2. Errors detected by various data feed programs

Some errors are detected by various data feed programs, usually in the LOAD step, that result in Email being sent to a list of Email addresses stored in the file ~/lib/roles_notify. Currently, the Email addresses included are (the list) warehouse@mit.edu and repa@mit.edu.

3. Full log file send from various data feed programs

The full log from LOAD step of most data feed programs, and the full log from other data feed programs that do not have a separate LOAD step are sent to one or more Email recipients. Within the cronjobs directory, the scripts morning_jobs_early, morning_jobs_late, evening_jobs, and weekend_jobs include steps that send out this Email. Currently repa@mit.edu is the only recipient.

These log files do not need to be examined every day. It is useful to periodically examine them for warning messages. It is also useful to have them available if a problem is detected. However, usually the Email sent out for detected error messages is sufficient for detecting problems.

Data feed errors that can occur - Most common errors

Solution: Examine the data changes (see the section "Running Extract
Prepare, and Load steps by hand").
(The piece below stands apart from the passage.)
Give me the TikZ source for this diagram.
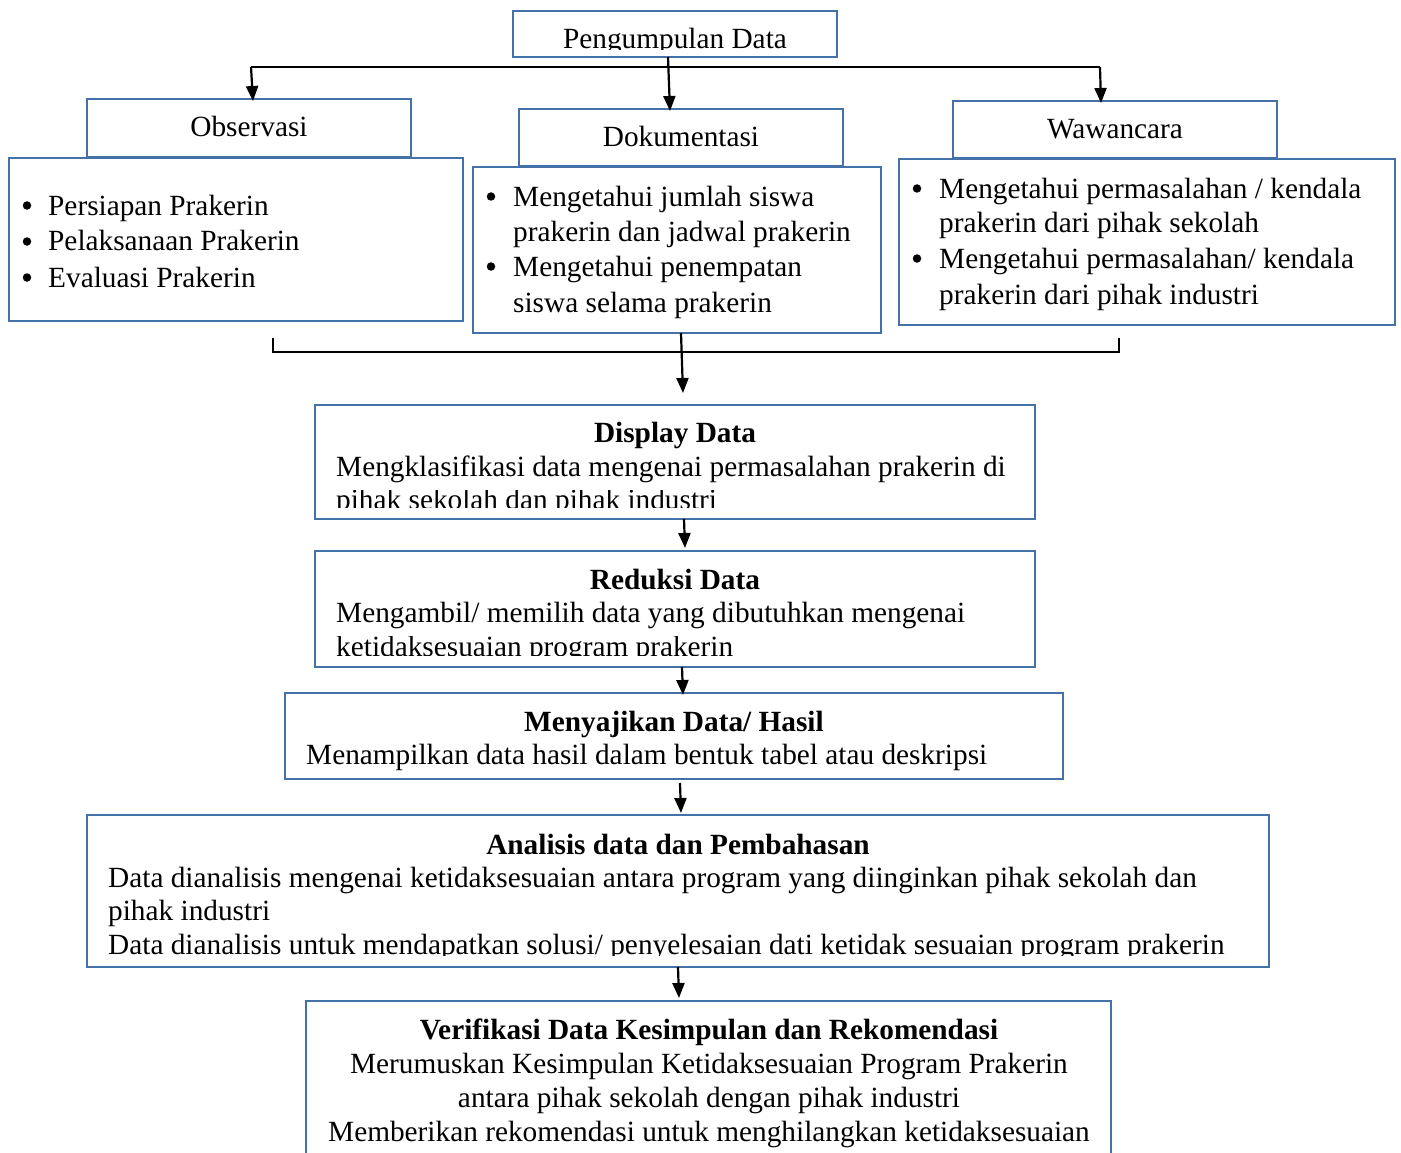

Determine if the
changes are legitimate due to source data or system problems.
If the changes are legitimate, increase the appropriate
value in the ROLES_PARAMETERS table (see description
in the "Adjusting max-action per day in the ROLES_PARAMETERS
table" section below in this document), and either rerun
the 3 data feed steps by hand, or wait for tommorow
morning's cronjob.
o EXTRACT step failed due to a network or server problem
and there was no data for the PREPARE and LOAD steps

Adjusting max-actions per day in the ROLES_PARAMETERS table

From rolesweb.mit.edu, click on "System Administrator tools", then click on Update Roles DB parameters for data feeds and other processes.

Other Roles system administrators' documentation

See rolesweb.mit.edu/sys_admin_tasks.html for documentation on various system administrators tasks.